Türkiye ise bu zor zamanda, tüm beceriksizliğine ve bilgisizliğine rağmen bütün ipleri elinde tutmaya çalışan iktidarlar tarafından yönetilmektedir. Bu minvalde, muhtemeldir ki ülkemiz bilişim devriminin yıkıcı etkilerini en derinden hissedecek ülkeler kategorisinde yer alacaktır. Fakat her kriz beraberinde fırsatları da sunar. Devrimler, büyük değişimler hep ihtiyaçtan kaynaklanmıştır. Bütün devrimler her zaman devrimin sonuçlarına en çok ihtiyaç duyulan coğrafyalarda patlak vermiş, serpilmiş ve sonrasında da diğer bölgelere sıçramış, daha geniş coğrafyaları etkisi altına almıştır.
Bu açıdan bakınca, Türkiye bilişim devriminin yönetimsel süreçlerinin en erken tecrübe edilip, benimseneceği ülkelerden biri olmaya da adaydır. Doğru bir yönlendirme ve hazırlık evresi ile Türkiye’nin bu süreçte diğer tüm ülkelere karşı büyük bir avantaj da elde etmesi de muhtemeldir. Zira bilişim devrimini diğer devrimlerden ayıran en önemli özellik bilgiye ulaşımdaki hızdır. Dolayısıyla diğer devrimlerden çok daha hızlı gelişebilmekte ve treni yakalamak da çok daha kolay olabilmektedir. Bundan 500 yıl önce herhangi bir ülkenin gelişip, dünya ekonomisine hüküm sürmesi yüzlerce sene sürecekken; Güney Kore örneğinde gözlemlediğimiz üzere içinde yaşadığımız çağda bu süreç birkaç on yılda tamamlanabilmektedir. Nispi olarak daha düşük bir bütçe ile bu başarı yakalanabilmekte ve toplum çok daha hızlı bir biçimde dönüştürülebilmektedir.
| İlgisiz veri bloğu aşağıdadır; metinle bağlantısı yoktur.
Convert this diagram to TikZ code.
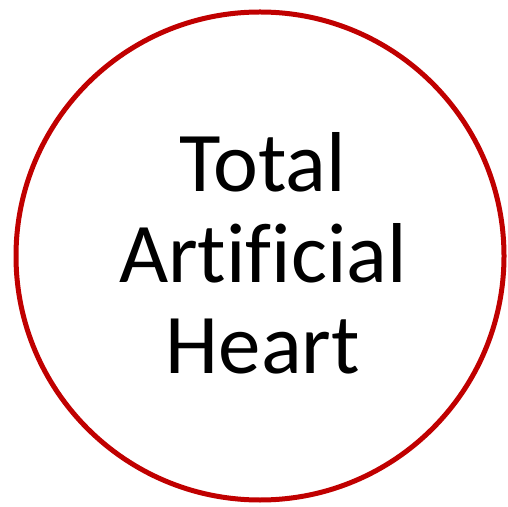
\documentclass[tikz,border=0pt]{standalone}
\usepackage{fontspec}
\setmainfont{Carlito}[Ligatures=NoCommon]
\definecolor{heartred}{HTML}{C00000}
\begin{document}
\begin{tikzpicture}[x=1pt, y=1pt, ring/.style={circle, draw=heartred, line width=5pt, minimum size=488pt, inner sep=0pt}, label/.style={align=center, font=\fontsize{85}{91}\selectfont}]
	\useasboundingbox (0,0) rectangle (508,506);
	\node[ring] (ring) at (260,250) {};
	\node[label] (name) at (263,253) {Total\\Artificial\\Heart};
\end{tikzpicture}
\end{document}
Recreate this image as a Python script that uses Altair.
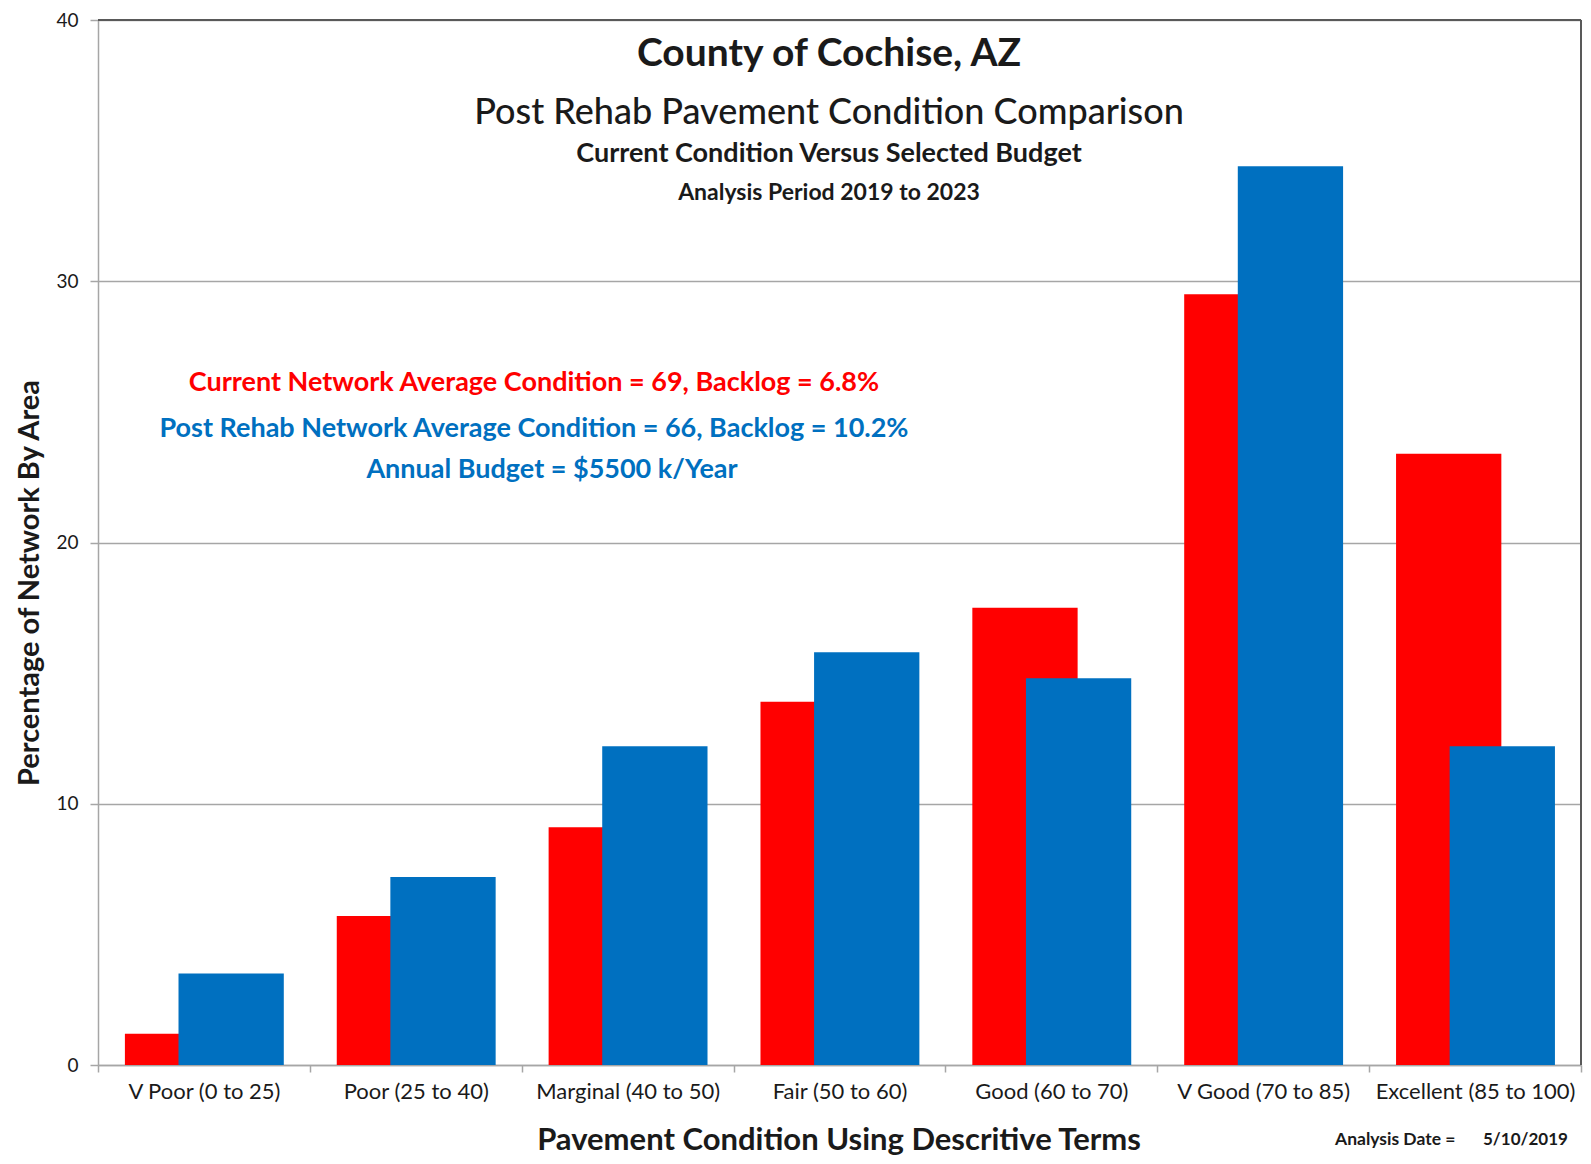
import altair as alt
import pandas as pd

categories = ["V Poor (0 to 25)", "Poor (25 to 40)", "Marginal (40 to 50)", "Fair (50 to 60)",
              "Good (60 to 70)", "V Good (70 to 85)", "Excellent (85 to 100)"]
current = [1.2, 5.7, 9.1, 13.9, 17.5, 29.5, 23.4]
post_rehab = [3.5, 7.2, 12.2, 15.8, 14.8, 34.4, 12.2]
y_ticks = [0, 10, 20, 30, 40]

title_lines = ["County of Cochise, AZ", "Post Rehab Pavement Condition Comparison",
               "Current Condition Versus Selected Budget", "Analysis Period 2019 to 2023"]
note_current = "Current Network Average Condition  = 69, Backlog = 6.8%"
note_post = "Post Rehab Network Average Condition = 66, Backlog = 10.2%"
note_budget = "Annual Budget = $5500 k/Year"
x_title = "Pavement Condition Using Descritive Terms"
y_title = "Percentage of Network By Area"
date_label = "Analysis Date ="
date_value = "5/10/2019"

FONT = "Lato"
RED = "#FF0000"
BLUE = "#0070C0"
GRID = "#a6a6a6"
TXT = "#1a1a1a"
BAR_W = 0.497
RED_START = 0.127
BLUE_START = 0.38
W, H = 1483, 1045

n = len(categories)
df = pd.DataFrame({"idx": list(range(n)), "category": categories,
                   "current": current, "post": post_rehab})

xscale = alt.Scale(domain=[0, n], nice=False, zero=False, padding=0)
yscale = alt.Scale(domain=[0, 40], nice=False, padding=0)

label_js = "[" + ",".join("'" + c + "'" for c in categories) + "]"
x_axis = alt.Axis(
    values=[i * 0.5 for i in range(2 * n + 1)],
    labelExpr=f"datum.value % 1 === 0 ? '' : {label_js}[floor(datum.value)]",
    tickOpacity={"condition": {"test": "datum.value % 1 === 0", "value": 1}, "value": 0},
    title=None, grid=False, domainColor=GRID, domainWidth=1.5, tickColor=GRID,
    tickWidth=1.5, tickSize=7, labelFont=FONT, labelFontSize=22, labelColor=TXT,
    labelPadding=9, labelOverlap=False, labelFlush=False, labelLimit=0,
)
y_axis = alt.Axis(
    values=y_ticks, title=None, grid=True, gridColor=GRID, gridWidth=1.5,
    domainColor=GRID, domainWidth=1.5, tickColor=GRID, tickWidth=1.5, tickSize=8,
    labelFont=FONT, labelFontSize=19, labelColor=TXT, labelPadding=12,
)

red = alt.Chart(df).transform_calculate(
    x0=f"datum.idx + {RED_START}", x1=f"datum.idx + {RED_START + BAR_W}"
).mark_bar(color=RED).encode(
    x=alt.X("x0:Q", scale=xscale, axis=x_axis), x2="x1:Q",
    y=alt.Y("current:Q", scale=yscale, axis=y_axis), y2=alt.datum(0),
)
blue = alt.Chart(df).transform_calculate(
    x0=f"datum.idx + {BLUE_START}", x1=f"datum.idx + {BLUE_START + BAR_W}"
).mark_bar(color=BLUE).encode(
    x=alt.X("x0:Q", scale=xscale, axis=x_axis), x2="x1:Q",
    y=alt.Y("post:Q", scale=yscale, axis=y_axis), y2=alt.datum(0),
)

top_rule = alt.Chart(pd.DataFrame({"v": [y_ticks[-1]]})).mark_rule(
    color="#595959", strokeWidth=2
).encode(y=alt.Y("v:Q", scale=yscale, axis=y_axis))
right_rule = alt.Chart(pd.DataFrame({"v": [n]})).mark_rule(
    color="#595959", strokeWidth=2
).encode(x=alt.X("v:Q", scale=xscale, axis=x_axis))


def label(text, x, y, size, color=TXT, weight="bold", align="center", angle=0):
    return alt.Chart(pd.DataFrame({"t": [text]})).mark_text(
        font=FONT, fontSize=size, fontWeight=weight, color=color, align=align,
        baseline="middle", angle=angle,
    ).encode(x=alt.value(x), y=alt.value(y), text="t:N")


texts = [
    label(title_lines[0], 731, 34, 39),
    label(title_lines[1], 731, 93, 36, weight=500),
    label(title_lines[2], 731, 134, 27),
    label(title_lines[3], 731, 173, 23),
    label(note_current, 436, 363, 27, color=RED),
    label(note_post, 436, 409, 27, color=BLUE),
    label(note_budget, 454, 450, 27, color=BLUE),
    label(y_title, -68, 563, 29, angle=270),
    label(x_title, 741, 1121, 31),
    label(date_label, 1237, 1120, 17.5, align="left"),
    label(date_value, 1385, 1120, 17, align="left"),
]

chart = alt.layer(red, blue, top_rule, right_rule, *texts).properties(
    width=W, height=H,
    autosize=alt.AutoSizeParams(type="none"),
    padding={"left": 90, "top": 12, "right": 2, "bottom": 91},
    background="white",
).configure_view(stroke="transparent")

chart.save("out.html", embed_options={"renderer": "svg", "actions": False})
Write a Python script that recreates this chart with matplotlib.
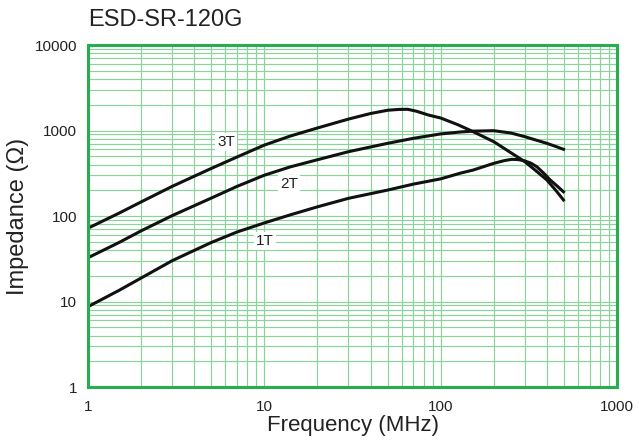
import numpy as np
import matplotlib.pyplot as plt
from matplotlib.ticker import LogLocator, FixedLocator, NullFormatter

plt.rcParams['font.family'] = ['Liberation Sans', 'DejaVu Sans']

# Impedance curves (MHz, ohm)
freq_1t = [1, 1.5, 2, 3, 5, 7, 10, 14, 20, 30, 50, 70, 100, 130, 153, 200, 230, 253,
           275, 298, 325, 351, 385, 418, 460, 497]
imp_1t = [8.7, 13.5, 18.8, 30, 49, 65, 83, 103, 128, 161, 201, 236, 272, 318, 345, 413,
          445, 460, 457, 443, 415, 377, 315, 264, 222, 192]

freq_2t = [1, 1.5, 2, 3, 5, 7, 10, 14, 20, 30, 50, 70, 100, 130, 153, 200, 250, 300,
           350, 400, 450, 497]
imp_2t = [32.5, 49, 67, 101, 162, 222, 300, 375, 455, 565, 708, 810, 912, 962, 983, 995,
          935, 847, 769, 708, 650, 603]

freq_3t = [1, 1.5, 2, 3, 5, 7, 10, 14, 20, 30, 40, 50, 58, 65, 73, 85, 100, 125, 153,
           200, 250, 300, 350, 400, 450, 497]
imp_3t = [72, 108, 146, 222, 360, 490, 675, 860, 1070, 1360, 1580, 1725, 1765, 1770, 1680,
          1520, 1400, 1170, 968, 740, 550, 432, 333, 264, 199, 154]

curve_labels = ['1T', '2T', '3T']
label_x = [10.1, 13.8, 6.07]
label_y = [51, 237, 734]

fig = plt.figure(figsize=(6.39, 4.43), dpi=100)
ax = fig.add_axes([0.1377, 0.1264, 0.8279, 0.772])

grid_col = '#8ad49c'
frame_col = '#27ae4f'

for fx, iy in [(freq_1t, imp_1t), (freq_2t, imp_2t), (freq_3t, imp_3t)]:
    ax.plot(fx, iy, color='#111111', lw=2.2, solid_joinstyle='round')

for txt, x, y in zip(curve_labels, label_x, label_y):
    ax.text(x, y, txt, fontsize=11, ha='center', va='center', zorder=5, color='#222222',
            bbox=dict(facecolor='white', edgecolor='none', pad=1.5))

ax.set_xscale('log')
ax.set_yscale('log')
ax.set_xlim(1, 1000)
ax.set_ylim(1, 10000)

ax.xaxis.set_major_locator(FixedLocator([1, 10, 100, 1000]))
ax.yaxis.set_major_locator(FixedLocator([1, 10, 100, 1000, 10000]))
ax.xaxis.set_minor_locator(LogLocator(base=10, subs=np.arange(2, 10)))
ax.yaxis.set_minor_locator(LogLocator(base=10, subs=np.arange(2, 10)))
ax.xaxis.set_minor_formatter(NullFormatter())
ax.yaxis.set_minor_formatter(NullFormatter())
ax.set_xticklabels(['1', '10', '100', '1000'])
ax.set_yticklabels(['1', '10', '100', '1000', '10000'])

ax.grid(which='both', color=grid_col, lw=0.85)
ax.set_axisbelow(True)
ax.tick_params(which='both', length=0, labelsize=11, colors='#222222')
ax.tick_params(axis='x', pad=9)
ax.tick_params(axis='y', pad=8)

for s in ax.spines.values():
    s.set_color(frame_col)
    s.set_linewidth(2.2)

ax.set_xlabel('Frequency (MHz)', fontsize=16, color='#222222', labelpad=1)
ax.set_ylabel('Impedance (Ω)', fontsize=17, color='#222222', labelpad=4)
fig.text(0.1377, 0.93, 'ESD-SR-120G', fontsize=17, color='#222222', ha='left', va='bottom')

fig.savefig('out.png', dpi=100)
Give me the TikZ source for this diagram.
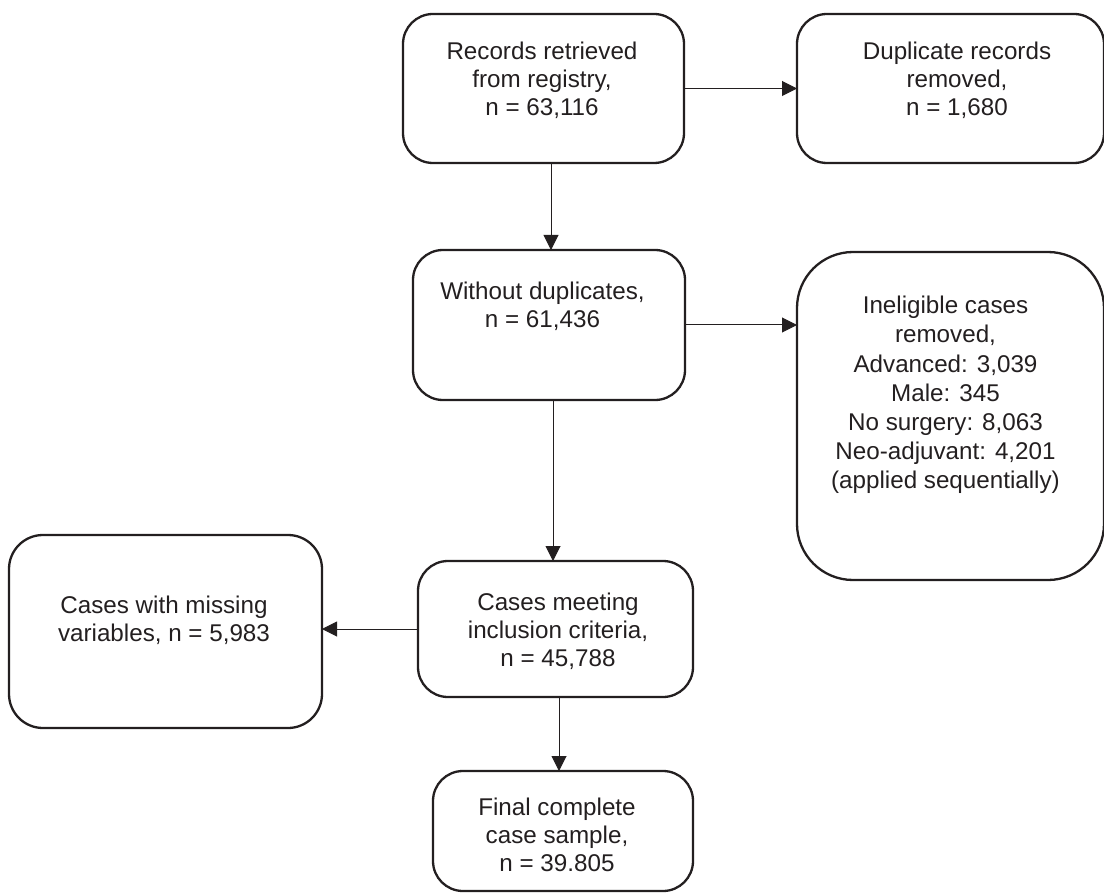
\documentclass[tikz,border=0pt]{standalone}
\usepackage{fontspec}
\setmainfont{Liberation Sans}
\usetikzlibrary{arrows.meta}
\definecolor{ink}{HTML}{231F20}
\begin{document}
\begin{tikzpicture}[x=1pt,y=-1pt,
  box/.style={draw=ink, line width=2.3pt, rounded corners=30pt, inner sep=0pt, outer sep=0pt},
  txt/.style={text=ink, align=center, inner sep=0pt, font=\fontsize{24.2}{28}\selectfont},
  arr/.style={draw=ink, line width=1pt, -{Triangle[length=15pt,width=15pt]}},
  ln/.style={draw=ink, line width=1pt}]
\useasboundingbox (0,0) rectangle (1104,896);
% boxes
\node[box, minimum width=281, minimum height=149] (a) at (543.5,88.5) {};
\node[box, minimum width=307, minimum height=149] (b) at (950.5,88.5) {};
\node[box, minimum width=272, minimum height=150] (c) at (549,325) {};
\node[box, rounded corners=56pt, minimum width=307, minimum height=328] (e) at (950.5,416) {};
\node[box, minimum width=275, minimum height=136] (d) at (555.5,629) {};
\node[box, rounded corners=34pt, minimum width=313, minimum height=193] (f) at (165.5,631.5) {};
\node[box, minimum width=260, minimum height=120] (g) at (563,831) {};
% texts
\node[txt] (at) at (542,80) {Records retrieved\\from registry,\\n = 63,116};
\node[txt] (bt) at (957,80) {Duplicate records\\removed,\\n = 1,680};
\node[txt] (ct) at (542.5,306) {Without duplicates,\\n = 61,436};
\node[txt, font=\fontsize{24.2}{29.2}\selectfont] (et) at (945.5,395) {Ineligible cases\\removed,\\Advanced: 3,039\\Male: 345\\No surgery: 8,063\\Neo-adjuvant: 4,201\\(applied sequentially)};
\node[txt] (ft) at (164,620) {Cases with missing\\variables, n = 5,983};
\node[txt] (dt) at (558,631) {Cases meeting\\inclusion criteria,\\n = 45,788};
\node[txt] (gt) at (557,835) {Final complete\\case sample,\\n = 39.805};
% connectors
\draw[arr] (a.east) -- (b.west);
\draw[arr] ([xshift=7.5pt]a.south) -- ([xshift=7.5pt]a.south |- c.north);
\draw[arr] (c.east) -- (c.east -| e.west);
\draw[arr] ([xshift=4pt]c.south) -- ([xshift=4pt]c.south |- d.north);
\draw[arr] (d.west) -- (d.west -| f.east);
\draw[arr] ([xshift=3.5pt]d.south) -- ([xshift=3.5pt]d.south |- g.north);
\end{tikzpicture}
\end{document}
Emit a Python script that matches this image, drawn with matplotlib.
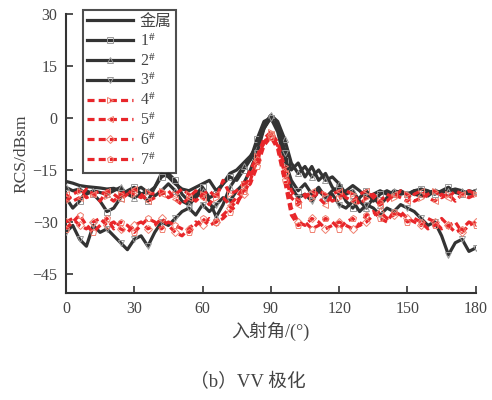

Ülkemizde yönetime talip olacak siyasi hareketlerin bu bilinç seviyesini yakalamış olmaları gerekir. Bilişim devrinin çocuklarına inanç ayrımcılığı, mezhepçilik, ırkçılık gibi yıkıcı, ayrıştırıcı ve naftalin kokan kavramlar üzerinden seslenilemeyeceğinin görülmesi elzemdir. Artık özgürlüklerden, ortaklaşmalardan konuşma vaktidir, kısıtlamalardan, ötekileştirmelerden değil! Devir bilgi ve yenilikçilik devridir, hamaset devri değil! Zaman yepyeni, gelişime açık ekonomik ve siyasi modelleri içselleştirme zamanıdır, modası geçmiş kısır iktisat söylemleri, tepkisel siyasal yaklaşımların değil!